▶ Brief
Retype the opening lines of the data exactly, stopping after the line that contains "W, H = 856, 515". Skip every picture.

▶ Provided records
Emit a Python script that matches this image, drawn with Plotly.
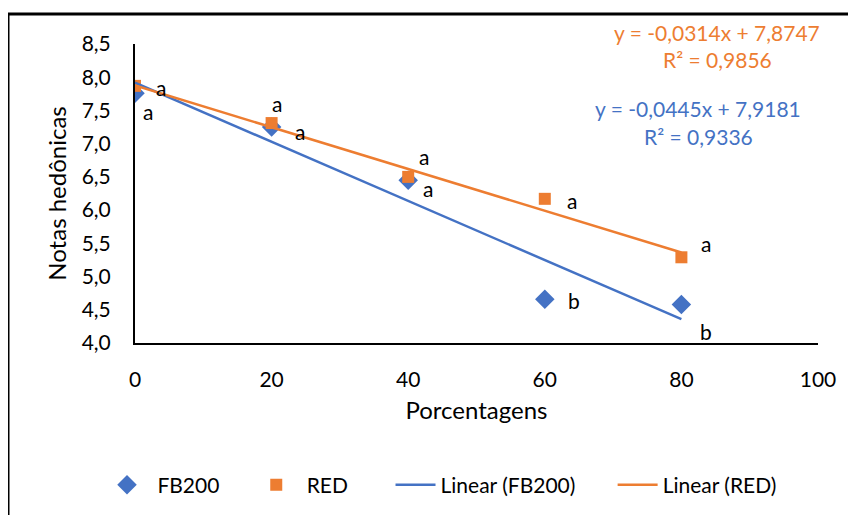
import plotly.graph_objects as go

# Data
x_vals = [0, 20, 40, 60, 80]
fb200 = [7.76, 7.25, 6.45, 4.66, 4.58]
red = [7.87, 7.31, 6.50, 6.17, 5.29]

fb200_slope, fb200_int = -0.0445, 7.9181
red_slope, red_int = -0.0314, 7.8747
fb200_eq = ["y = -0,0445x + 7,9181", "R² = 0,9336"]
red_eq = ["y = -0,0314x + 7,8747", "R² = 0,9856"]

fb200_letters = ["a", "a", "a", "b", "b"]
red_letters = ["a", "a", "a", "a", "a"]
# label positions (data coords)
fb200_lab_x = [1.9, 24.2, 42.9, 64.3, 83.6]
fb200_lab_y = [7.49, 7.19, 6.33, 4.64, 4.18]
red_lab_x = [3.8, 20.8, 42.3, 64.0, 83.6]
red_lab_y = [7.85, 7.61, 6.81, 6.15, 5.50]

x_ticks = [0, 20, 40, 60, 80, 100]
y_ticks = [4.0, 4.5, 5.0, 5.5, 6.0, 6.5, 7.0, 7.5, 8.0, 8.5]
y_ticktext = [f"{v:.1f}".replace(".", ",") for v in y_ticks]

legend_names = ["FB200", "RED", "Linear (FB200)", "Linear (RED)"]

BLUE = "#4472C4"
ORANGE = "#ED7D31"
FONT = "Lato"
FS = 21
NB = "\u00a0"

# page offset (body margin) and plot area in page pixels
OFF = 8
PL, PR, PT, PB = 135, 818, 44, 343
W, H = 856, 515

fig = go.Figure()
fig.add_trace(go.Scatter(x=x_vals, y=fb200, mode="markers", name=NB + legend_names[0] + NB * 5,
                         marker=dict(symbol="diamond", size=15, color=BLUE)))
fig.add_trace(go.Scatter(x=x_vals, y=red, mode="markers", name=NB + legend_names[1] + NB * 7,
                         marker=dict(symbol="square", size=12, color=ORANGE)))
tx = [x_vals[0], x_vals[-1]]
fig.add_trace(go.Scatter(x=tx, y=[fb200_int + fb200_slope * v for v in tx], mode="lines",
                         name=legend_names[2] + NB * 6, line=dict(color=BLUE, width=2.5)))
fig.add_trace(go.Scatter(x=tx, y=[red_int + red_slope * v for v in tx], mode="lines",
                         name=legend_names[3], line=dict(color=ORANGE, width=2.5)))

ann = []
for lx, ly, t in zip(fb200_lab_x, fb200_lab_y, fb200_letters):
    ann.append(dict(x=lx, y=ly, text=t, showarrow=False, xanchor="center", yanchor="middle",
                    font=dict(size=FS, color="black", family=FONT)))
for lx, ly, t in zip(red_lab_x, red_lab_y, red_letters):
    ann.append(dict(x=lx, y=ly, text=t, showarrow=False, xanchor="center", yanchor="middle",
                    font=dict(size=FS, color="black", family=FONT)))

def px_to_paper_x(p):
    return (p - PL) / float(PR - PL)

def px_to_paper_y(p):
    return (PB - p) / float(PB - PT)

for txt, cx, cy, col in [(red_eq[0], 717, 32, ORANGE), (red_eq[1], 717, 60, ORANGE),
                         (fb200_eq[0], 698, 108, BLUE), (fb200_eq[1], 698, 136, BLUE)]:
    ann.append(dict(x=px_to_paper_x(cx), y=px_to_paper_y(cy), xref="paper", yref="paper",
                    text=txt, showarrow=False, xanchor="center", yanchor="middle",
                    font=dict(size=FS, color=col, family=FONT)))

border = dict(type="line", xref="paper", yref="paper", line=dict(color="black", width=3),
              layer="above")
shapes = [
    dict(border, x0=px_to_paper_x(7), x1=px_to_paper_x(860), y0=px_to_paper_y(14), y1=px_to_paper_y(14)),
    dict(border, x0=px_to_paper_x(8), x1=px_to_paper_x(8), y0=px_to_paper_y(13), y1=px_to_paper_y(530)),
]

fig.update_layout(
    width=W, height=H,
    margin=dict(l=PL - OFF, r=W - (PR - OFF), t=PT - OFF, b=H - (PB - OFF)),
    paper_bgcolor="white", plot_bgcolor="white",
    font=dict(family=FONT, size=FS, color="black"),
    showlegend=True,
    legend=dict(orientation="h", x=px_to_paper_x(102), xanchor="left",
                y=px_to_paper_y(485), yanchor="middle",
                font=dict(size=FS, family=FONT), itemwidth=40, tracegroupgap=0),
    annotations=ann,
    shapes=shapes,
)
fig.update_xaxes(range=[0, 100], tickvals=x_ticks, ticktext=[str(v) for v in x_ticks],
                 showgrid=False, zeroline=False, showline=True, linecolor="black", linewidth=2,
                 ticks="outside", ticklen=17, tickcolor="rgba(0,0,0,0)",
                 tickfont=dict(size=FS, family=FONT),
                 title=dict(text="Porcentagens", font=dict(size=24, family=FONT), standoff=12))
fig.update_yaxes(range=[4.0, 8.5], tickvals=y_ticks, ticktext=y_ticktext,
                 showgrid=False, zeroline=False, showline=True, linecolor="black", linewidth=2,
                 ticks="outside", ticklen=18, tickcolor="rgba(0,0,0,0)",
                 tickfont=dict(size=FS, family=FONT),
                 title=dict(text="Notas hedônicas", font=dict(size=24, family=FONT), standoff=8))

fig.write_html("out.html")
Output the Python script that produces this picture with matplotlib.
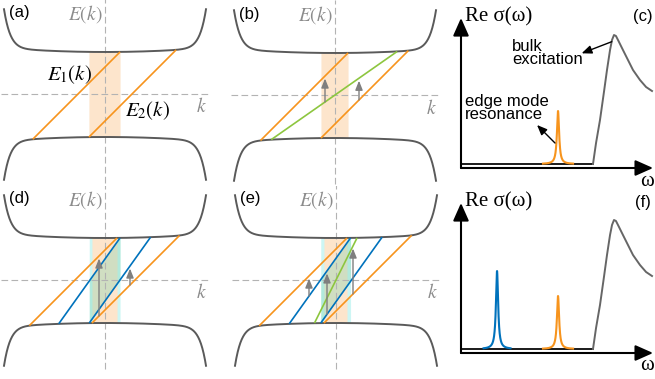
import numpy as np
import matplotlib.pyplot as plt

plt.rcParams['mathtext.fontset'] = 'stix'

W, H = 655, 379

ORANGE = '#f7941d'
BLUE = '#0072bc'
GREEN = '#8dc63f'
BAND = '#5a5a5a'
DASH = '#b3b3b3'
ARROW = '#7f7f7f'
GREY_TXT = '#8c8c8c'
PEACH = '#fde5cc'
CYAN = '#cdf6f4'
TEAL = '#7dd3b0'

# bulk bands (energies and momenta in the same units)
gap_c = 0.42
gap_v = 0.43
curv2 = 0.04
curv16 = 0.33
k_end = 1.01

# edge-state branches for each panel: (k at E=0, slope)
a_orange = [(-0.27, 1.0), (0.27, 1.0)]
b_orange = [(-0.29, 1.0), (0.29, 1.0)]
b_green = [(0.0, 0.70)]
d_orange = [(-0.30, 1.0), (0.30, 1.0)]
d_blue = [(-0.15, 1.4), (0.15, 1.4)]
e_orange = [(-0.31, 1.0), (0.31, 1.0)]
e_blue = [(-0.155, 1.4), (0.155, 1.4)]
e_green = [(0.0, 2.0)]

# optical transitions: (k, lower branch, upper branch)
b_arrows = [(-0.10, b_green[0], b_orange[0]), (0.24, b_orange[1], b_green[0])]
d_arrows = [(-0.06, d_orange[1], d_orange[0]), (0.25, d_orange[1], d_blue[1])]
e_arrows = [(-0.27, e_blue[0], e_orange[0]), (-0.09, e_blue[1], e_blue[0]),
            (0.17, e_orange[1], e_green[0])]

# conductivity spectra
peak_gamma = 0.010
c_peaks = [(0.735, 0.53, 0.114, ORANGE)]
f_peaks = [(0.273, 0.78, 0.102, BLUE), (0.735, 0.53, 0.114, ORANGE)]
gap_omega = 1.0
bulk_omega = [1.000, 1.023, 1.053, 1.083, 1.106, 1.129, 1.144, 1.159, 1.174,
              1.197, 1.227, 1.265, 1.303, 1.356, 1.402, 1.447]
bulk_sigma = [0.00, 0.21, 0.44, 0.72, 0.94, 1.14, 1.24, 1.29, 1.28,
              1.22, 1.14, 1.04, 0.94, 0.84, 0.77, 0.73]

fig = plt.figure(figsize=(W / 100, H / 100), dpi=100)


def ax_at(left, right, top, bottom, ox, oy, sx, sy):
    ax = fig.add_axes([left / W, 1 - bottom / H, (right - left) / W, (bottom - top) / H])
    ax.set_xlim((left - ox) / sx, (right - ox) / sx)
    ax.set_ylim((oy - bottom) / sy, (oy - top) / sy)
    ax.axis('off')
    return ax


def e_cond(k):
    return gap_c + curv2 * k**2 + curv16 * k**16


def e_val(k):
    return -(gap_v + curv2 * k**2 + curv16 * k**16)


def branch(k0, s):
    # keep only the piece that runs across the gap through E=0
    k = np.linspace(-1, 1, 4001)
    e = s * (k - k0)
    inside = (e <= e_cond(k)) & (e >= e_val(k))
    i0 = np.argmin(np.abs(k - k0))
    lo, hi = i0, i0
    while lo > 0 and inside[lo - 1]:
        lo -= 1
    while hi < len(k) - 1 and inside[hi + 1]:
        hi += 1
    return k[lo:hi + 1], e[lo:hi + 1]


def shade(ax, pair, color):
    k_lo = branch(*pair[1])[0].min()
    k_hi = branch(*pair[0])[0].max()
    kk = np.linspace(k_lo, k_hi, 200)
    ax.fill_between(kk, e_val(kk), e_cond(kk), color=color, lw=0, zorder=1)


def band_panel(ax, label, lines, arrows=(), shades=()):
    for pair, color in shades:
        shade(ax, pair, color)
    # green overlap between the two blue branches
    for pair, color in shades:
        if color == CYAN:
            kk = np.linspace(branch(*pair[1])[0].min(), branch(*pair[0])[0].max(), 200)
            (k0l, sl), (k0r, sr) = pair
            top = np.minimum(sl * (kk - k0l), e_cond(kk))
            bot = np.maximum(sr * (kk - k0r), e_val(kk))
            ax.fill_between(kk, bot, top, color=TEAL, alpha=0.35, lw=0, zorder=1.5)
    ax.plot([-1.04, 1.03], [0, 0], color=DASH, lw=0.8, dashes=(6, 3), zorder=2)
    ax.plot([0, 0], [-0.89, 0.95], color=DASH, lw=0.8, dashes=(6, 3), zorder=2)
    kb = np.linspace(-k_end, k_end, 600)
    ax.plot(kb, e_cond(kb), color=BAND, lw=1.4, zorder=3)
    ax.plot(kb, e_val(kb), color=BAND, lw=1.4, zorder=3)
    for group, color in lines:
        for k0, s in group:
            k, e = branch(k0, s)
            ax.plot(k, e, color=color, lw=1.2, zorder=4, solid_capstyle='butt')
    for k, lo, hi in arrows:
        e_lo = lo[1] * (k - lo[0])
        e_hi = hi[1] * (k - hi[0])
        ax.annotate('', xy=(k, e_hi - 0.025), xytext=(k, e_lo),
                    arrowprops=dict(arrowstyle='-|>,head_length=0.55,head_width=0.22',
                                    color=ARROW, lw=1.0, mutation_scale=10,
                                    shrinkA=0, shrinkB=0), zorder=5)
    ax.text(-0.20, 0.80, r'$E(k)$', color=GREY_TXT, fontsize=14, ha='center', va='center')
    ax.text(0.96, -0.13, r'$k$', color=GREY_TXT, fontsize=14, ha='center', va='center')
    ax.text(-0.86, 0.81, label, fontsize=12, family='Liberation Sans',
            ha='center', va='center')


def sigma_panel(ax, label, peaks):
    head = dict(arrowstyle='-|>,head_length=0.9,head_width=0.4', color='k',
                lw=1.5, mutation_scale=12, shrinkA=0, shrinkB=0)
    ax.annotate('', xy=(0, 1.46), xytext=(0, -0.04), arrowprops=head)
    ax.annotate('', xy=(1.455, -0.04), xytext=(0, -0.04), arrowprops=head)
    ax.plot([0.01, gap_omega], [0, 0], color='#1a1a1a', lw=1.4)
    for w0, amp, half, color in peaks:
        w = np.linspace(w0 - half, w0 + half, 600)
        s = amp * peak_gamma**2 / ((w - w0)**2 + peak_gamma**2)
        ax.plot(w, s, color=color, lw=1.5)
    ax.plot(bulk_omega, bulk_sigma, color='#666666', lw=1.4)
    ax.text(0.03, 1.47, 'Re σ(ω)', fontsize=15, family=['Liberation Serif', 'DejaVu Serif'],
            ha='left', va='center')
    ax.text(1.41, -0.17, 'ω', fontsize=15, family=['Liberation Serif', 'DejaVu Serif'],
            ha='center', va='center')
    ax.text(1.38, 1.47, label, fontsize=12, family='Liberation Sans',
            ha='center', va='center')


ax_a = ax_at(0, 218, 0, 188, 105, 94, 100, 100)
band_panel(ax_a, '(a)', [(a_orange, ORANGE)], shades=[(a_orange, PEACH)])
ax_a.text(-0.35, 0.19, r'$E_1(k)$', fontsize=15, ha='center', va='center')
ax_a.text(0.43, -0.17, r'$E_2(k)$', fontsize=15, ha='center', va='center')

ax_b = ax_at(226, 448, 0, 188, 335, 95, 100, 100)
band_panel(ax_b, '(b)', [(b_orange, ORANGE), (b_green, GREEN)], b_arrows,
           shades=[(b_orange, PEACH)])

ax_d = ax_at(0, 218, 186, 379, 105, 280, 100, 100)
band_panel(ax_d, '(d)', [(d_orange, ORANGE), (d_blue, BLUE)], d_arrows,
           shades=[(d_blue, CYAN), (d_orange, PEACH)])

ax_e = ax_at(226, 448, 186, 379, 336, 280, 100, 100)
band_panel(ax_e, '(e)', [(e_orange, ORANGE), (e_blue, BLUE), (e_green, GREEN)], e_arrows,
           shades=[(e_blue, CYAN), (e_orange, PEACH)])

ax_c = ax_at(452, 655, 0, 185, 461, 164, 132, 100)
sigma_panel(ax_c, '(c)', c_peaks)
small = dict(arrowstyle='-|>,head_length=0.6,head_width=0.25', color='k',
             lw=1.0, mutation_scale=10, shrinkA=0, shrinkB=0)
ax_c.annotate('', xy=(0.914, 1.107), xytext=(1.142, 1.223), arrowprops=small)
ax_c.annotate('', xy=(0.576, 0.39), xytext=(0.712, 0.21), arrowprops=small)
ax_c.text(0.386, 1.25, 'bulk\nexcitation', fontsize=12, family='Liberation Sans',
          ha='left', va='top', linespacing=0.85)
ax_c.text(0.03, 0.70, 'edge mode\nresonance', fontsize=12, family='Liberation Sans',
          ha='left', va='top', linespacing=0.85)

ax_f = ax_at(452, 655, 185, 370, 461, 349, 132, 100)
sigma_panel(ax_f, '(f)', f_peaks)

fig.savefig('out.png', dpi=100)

▶ Result below
Emit a Python script that matches this image, drawn with Plotly.
import plotly.graph_objects as go

# Data
x_vals = [0, 20, 40, 60, 80]
fb200 = [7.76, 7.25, 6.45, 4.66, 4.58]
red = [7.87, 7.31, 6.50, 6.17, 5.29]

fb200_slope, fb200_int = -0.0445, 7.9181
red_slope, red_int = -0.0314, 7.8747
fb200_eq = ["y = -0,0445x + 7,9181", "R² = 0,9336"]
red_eq = ["y = -0,0314x + 7,8747", "R² = 0,9856"]

fb200_letters = ["a", "a", "a", "b", "b"]
red_letters = ["a", "a", "a", "a", "a"]
# label positions (data coords)
fb200_lab_x = [1.9, 24.2, 42.9, 64.3, 83.6]
fb200_lab_y = [7.49, 7.19, 6.33, 4.64, 4.18]
red_lab_x = [3.8, 20.8, 42.3, 64.0, 83.6]
red_lab_y = [7.85, 7.61, 6.81, 6.15, 5.50]

x_ticks = [0, 20, 40, 60, 80, 100]
y_ticks = [4.0, 4.5, 5.0, 5.5, 6.0, 6.5, 7.0, 7.5, 8.0, 8.5]
y_ticktext = [f"{v:.1f}".replace(".", ",") for v in y_ticks]

legend_names = ["FB200", "RED", "Linear (FB200)", "Linear (RED)"]

BLUE = "#4472C4"
ORANGE = "#ED7D31"
FONT = "Lato"
FS = 21
NB = "\u00a0"

# page offset (body margin) and plot area in page pixels
OFF = 8
PL, PR, PT, PB = 135, 818, 44, 343
W, H = 856, 515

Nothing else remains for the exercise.